Véronique Cauhapé – lemonde.fr
“Non sono una ragazza, sono una donna”. Eppure Dalva (Zelda Samson) non è davvero una donna, è più una bambola. Una bambola truccata, imbellettata, vestita da suo padre, che l’ha resa la sua piccola donna. Una bambola docile, in cerca di amore. Dalva, il primo lungometraggio di Emmanuelle Nicot, selezionato alla Semaine de la Critique del 72° Festival di Cannes, inizia nel bel mezzo di una crisi. Dalva viene portata via da casa sua, portata via da suo padre. Le viene data un’altra casa, dove dovrà, o meglio potrà, finalmente essere quella ragazza, vivere quell’infanzia che le è stata rubata. La transizione è brutale, ovviamente. Dalva non è altro che sfiducia e resistenza. Senza fiato, interroga gli adulti silenziosi di fronte a lei, chiedendosi da cosa stiano cercando di difenderla. È ancora un’attrice della storia costruita da suo padre, questa storia d’amore proibita. “Ma noi, non è niente del genere”, afferma. Vede la loro separazione come un’ingiustizia. Dovrà essere offerta allo sguardo degli altri, e soprattutto al proprio, perché i condizionamenti a cui è stata sottoposta scompaiano. A volte, l’emancipazione sta nelle piccole cose, come un paio di orecchini che vengono solennemente rimossi. L’apparenza è al centro della vita di Dalva: a casa, è ciò che le permette di fare ciò che non è, una donna. In istituto, è ciò che le permetterà di riconquistare ciò che le è stato tolto, la sua infanzia e la sua adolescenza. I vestiti che suo padre le comprava la definivano. Quelli che acquisterà lei stessa, con l’aiuto della sua educatrice, le permetteranno di liberarsi. Così come il giubbotto prestatole da Samia (Fanta Guirassi, un’ottima attrice debuttante), la ragazza con cui condivide la stanza e che diventerà sua amica, le permetterà di essere vista come qualcosa di diverso da una bambola, e l’aiuterà ad aprire la porta a una nuova vita.

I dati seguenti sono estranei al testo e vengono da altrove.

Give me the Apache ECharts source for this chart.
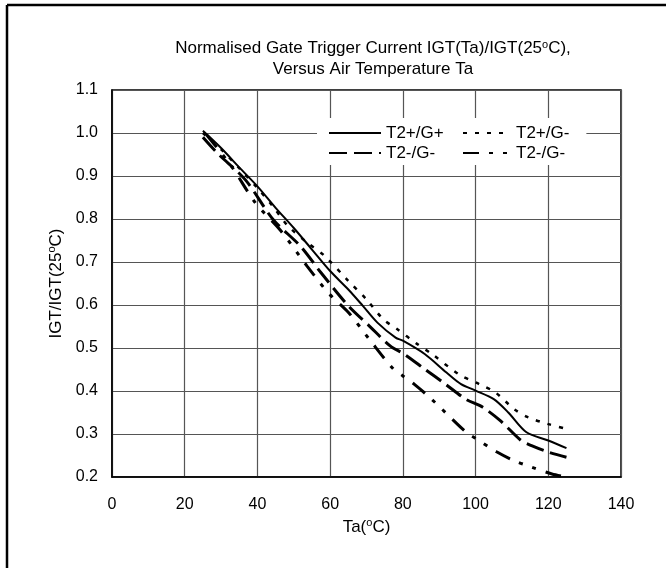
<!DOCTYPE html>
<html>
  <head>
    <meta charset="utf-8" />
    <title></title>
    <style>
      body {
        margin: 0;
        padding: 0;
        background: #fff;
      }
      #chart {
        width: 666px;
        height: 568px;
      }
    </style>
    <script src="https://cdn.jsdelivr.net/npm/echarts@6/dist/echarts.min.js"></script>
  </head>

  <body>
    <div id="chart"></div>
  </body>
  <script>
    // values
    let xTicks = [0, 20, 40, 60, 80, 100, 120, 140];
    let yTicks = [0.2, 0.3, 0.4, 0.5, 0.6, 0.7, 0.8, 0.9, 1.0, 1.1];

    // T2+/G+ (solid)
    let taSolid = [25, 30, 35, 40, 45, 50, 55, 60, 65, 69, 73, 78, 80, 86, 92, 96, 100, 105, 109, 114, 120, 125];
    let igtSolid = [1.005, 0.965, 0.92, 0.876, 0.826, 0.779, 0.729, 0.679, 0.636, 0.598, 0.559, 0.524, 0.517, 0.486, 0.443, 0.416, 0.401, 0.381, 0.35, 0.304, 0.285, 0.267];

    // T2+/G- (dotted)
    let taDot = [25, 30, 35, 40, 44, 48.5, 53.7, 58.5, 65, 70, 74.6, 78.4, 84, 88, 95.4, 101, 105.4, 110.6, 114.4, 120, 125];
    let igtDot = [1.0, 0.962, 0.918, 0.872, 0.832, 0.783, 0.745, 0.714, 0.656, 0.613, 0.567, 0.544, 0.509, 0.486, 0.439, 0.416, 0.397, 0.358, 0.339, 0.323, 0.312];

    // T2-/G- (long dash)
    let taDash = [25, 29, 36.7, 44.3, 51.8, 57.5, 65, 70.8, 76.5, 80.3, 86, 91.7, 97.3, 102, 106.8, 112.5, 115.4, 120, 125];
    let igtDash = [0.99, 0.953, 0.891, 0.799, 0.737, 0.675, 0.598, 0.551, 0.505, 0.486, 0.451, 0.416, 0.381, 0.362, 0.331, 0.285, 0.273, 0.258, 0.246];

    // T2-/G- (dash dot dot)
    let taDashDot = [26, 32.9, 39.5, 46.2, 53.7, 59.4, 65.1, 70.8, 77.4, 80, 83.1, 87.9, 97.4, 100.2, 105.9, 110.6, 115.4, 121, 125];
    let igtDashDot = [0.996, 0.922, 0.837, 0.775, 0.69, 0.629, 0.582, 0.52, 0.451, 0.435, 0.416, 0.381, 0.304, 0.289, 0.258, 0.238, 0.223, 0.207, 0.2];

    function pairs(xs, ys) {
      return xs.map((x, i) => [x, ys[i]]);
    }

    const font = "'Liberation Sans', Arial, sans-serif";
    const sup = { fontSize: 11, fontFamily: font, color: "#000", padding: [0, 0, 8, 0] };

    function line(name, xs, ys, width, type) {
      return {
        name: name,
        type: "line",
        data: pairs(xs, ys),
        smooth: 0.3,
        symbol: "none",
        lineStyle: { color: "#000", width: width, type: type },
        itemStyle: { color: "#000" },
      };
    }

    function legend(left, names, itemWidth, padding) {
      return {
        left: left,
        top: 118,
        orient: "vertical",
        itemWidth: itemWidth,
        itemHeight: 14,
        itemGap: 2,
        padding: padding,
        backgroundColor: "#fff",
        data: names,
        formatter: (n) => n.trim(),
        itemStyle: { color: "transparent", borderColor: "transparent", borderWidth: 0 },
        textStyle: { fontFamily: font, fontSize: 17, color: "#000", lineHeight: 18 },
      };
    }

    let myChart = echarts.init(document.getElementById("chart"));
    myChart.setOption({
      animation: false,
      title: {
        text: "Normalised Gate Trigger Current IGT(Ta)/IGT(25{s|o}C),\nVersus Air Temperature Ta",
        left: 368,
        textAlign: "center",
        top: 33,
        textStyle: {
          fontFamily: font,
          fontSize: 17,
          fontWeight: "normal",
          color: "#000",
          lineHeight: 21,
          rich: { s: sup },
        },
      },
      legend: [
        legend(317, ["T2+/G+", "T2-/G-"], 52, [6, 11, 3, 11]),
        legend(454, ["T2+/G-", "T2-/G- "], 48, [6, 17, 3, 8]),
      ],
      grid: {
        left: 112,
        top: 90,
        right: 45,
        bottom: 91,
        show: true,
        borderColor: "#000",
        borderWidth: 1.5,
      },
      xAxis: {
        type: "value",
        min: xTicks[0],
        max: xTicks[xTicks.length - 1],
        interval: 20,
        name: "Ta({s|o}C)",
        nameLocation: "middle",
        nameGap: 40,
        nameTextStyle: { fontFamily: font, fontSize: 17, color: "#000", rich: { s: sup } },
        axisLine: { lineStyle: { color: "#000", width: 1.5 } },
        axisTick: { show: false },
        axisLabel: { margin: 20, fontFamily: font, fontSize: 16, color: "#000" },
        splitLine: { lineStyle: { color: "#555", width: 1.2 } },
      },
      yAxis: {
        type: "value",
        min: yTicks[0],
        max: yTicks[yTicks.length - 1],
        interval: 0.1,
        name: "IGT/IGT(25{s|o}C)",
        nameLocation: "middle",
        nameGap: 46,
        nameTextStyle: { fontFamily: font, fontSize: 17, color: "#000", rich: { s: sup } },
        axisLine: { show: true, lineStyle: { color: "#000", width: 1.5 } },
        axisTick: { show: false },
        axisLabel: {
          margin: 14,
          fontFamily: font,
          fontSize: 16,
          color: "#000",
          formatter: (v) => v.toFixed(1),
        },
        splitLine: { lineStyle: { color: "#555", width: 1.2 } },
      },
      graphic: [
        { type: "line", shape: { x1: 7, y1: 5, x2: 666, y2: 5 }, style: { stroke: "#000", lineWidth: 2.5 } },
        { type: "line", shape: { x1: 7, y1: 5, x2: 7, y2: 568 }, style: { stroke: "#000", lineWidth: 2.5 } },
      ],
      series: [
        line("T2+/G+", taSolid, igtSolid, 2, "solid"),
        line("T2+/G-", taDot, igtDot, 2.5, [4, 8]),
        line("T2-/G-", taDash, igtDash, 3, [18, 7]),
        line("T2-/G- ", taDashDot, igtDashDot, 3, [16, 10, 4, 10, 4, 10]),
      ],
    });
  </script>
</html>
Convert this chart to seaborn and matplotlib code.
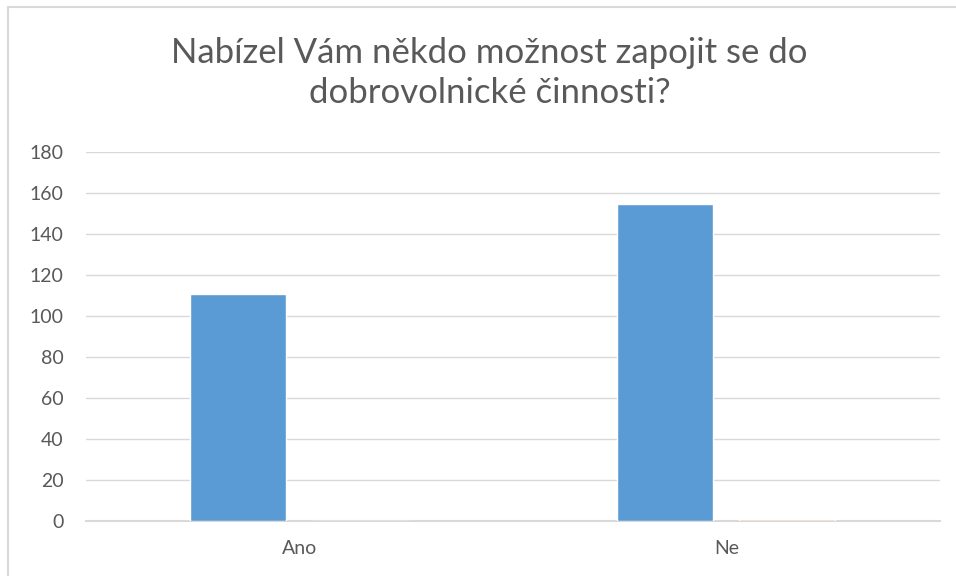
import matplotlib
matplotlib.use("Agg")
import matplotlib.pyplot as plt
import seaborn as sns
import pandas as pd
from matplotlib.patches import Rectangle

categories = ["Ano", "Ne"]
series_names = ["Řada 1", "Řada 2"]
series1 = [111, 155]
series2 = [0, 1]
yticks = [0, 20, 40, 60, 80, 100, 120, 140, 160, 180]
title = "Nabízel Vám někdo možnost zapojit se do\ndobrovolnické činnosti?"

df = pd.DataFrame({
    "kategorie": categories * 2,
    "rada": [series_names[0]] * 2 + [series_names[1]] * 2,
    "hodnota": series1 + series2,
})

sns.set_theme(style="white")
plt.rcParams["font.family"] = ["Lato", "DejaVu Sans"]

fig = plt.figure(figsize=(9.56, 5.76), dpi=100)
ax = fig.add_axes([0.09, 0.0955, 0.893, 0.640])

sns.barplot(data=df, x="kategorie", y="hodnota", hue="rada", order=categories,
            hue_order=series_names, palette=["#5B9BD5", "#F8CBAD"],
            width=0.572, gap=0.213, saturation=1, legend=False, ax=ax)
for p in ax.patches:
    p.set_zorder(3)

ax.set_ylim(0, 180)
ax.set_yticks(yticks)
ax.set_yticklabels([str(t) for t in yticks])
ax.set_xlim(-0.5, 1.5)
ax.yaxis.grid(True, color="#D9D9D9", linewidth=1)
ax.set_axisbelow(True)
for s in ["left", "right", "top"]:
    ax.spines[s].set_visible(False)
ax.spines["bottom"].set_color("#D9D9D9")
ax.spines["bottom"].set_linewidth(1.5)
ax.spines["bottom"].set_zorder(2)
ax.tick_params(axis="both", length=0, labelsize=14, colors="#595959")
ax.tick_params(axis="y", pad=16)
ax.tick_params(axis="x", pad=14)
ax.set_xlabel("")
ax.set_ylabel("")

fig.text(0.512, 0.873, title, ha="center", va="center", fontsize=25,
         color="#595959", linespacing=1.3)

fig.patches.append(Rectangle((0.0088, -0.05), 1.2, 0.05 + 0.987, transform=fig.transFigure,
                             fill=False, edgecolor="#D9D9D9", linewidth=1.5))

fig.savefig("out.png", dpi=100)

Dalva parte come un dramma, evocando il crimine dell’incesto, ma il film è comunque una traiettoria di ricostruzione e persino di invenzione. Dalva tende alla luce, e infine sfiora la spensieratezza. Emmanuelle Nicot guarda al dopo, alla riparazione. Qui non è tanto la parola che salva, quanto piuttosto la riappropriazione del corpo. Questo corpo è anche quello di Zelda Samson, la giovane attrice che interpreta Dalva (…) Filmata in 4/3, da vicino, spesso di spalle, Zelda Samson presta la sua energia spumeggiante, prima ribelle poi sempre più luminosa, a Dalva, una bambina contrastata a cui finalmente viene concesso il tempo di scoprire l’adolescenza con il proprio ritmo.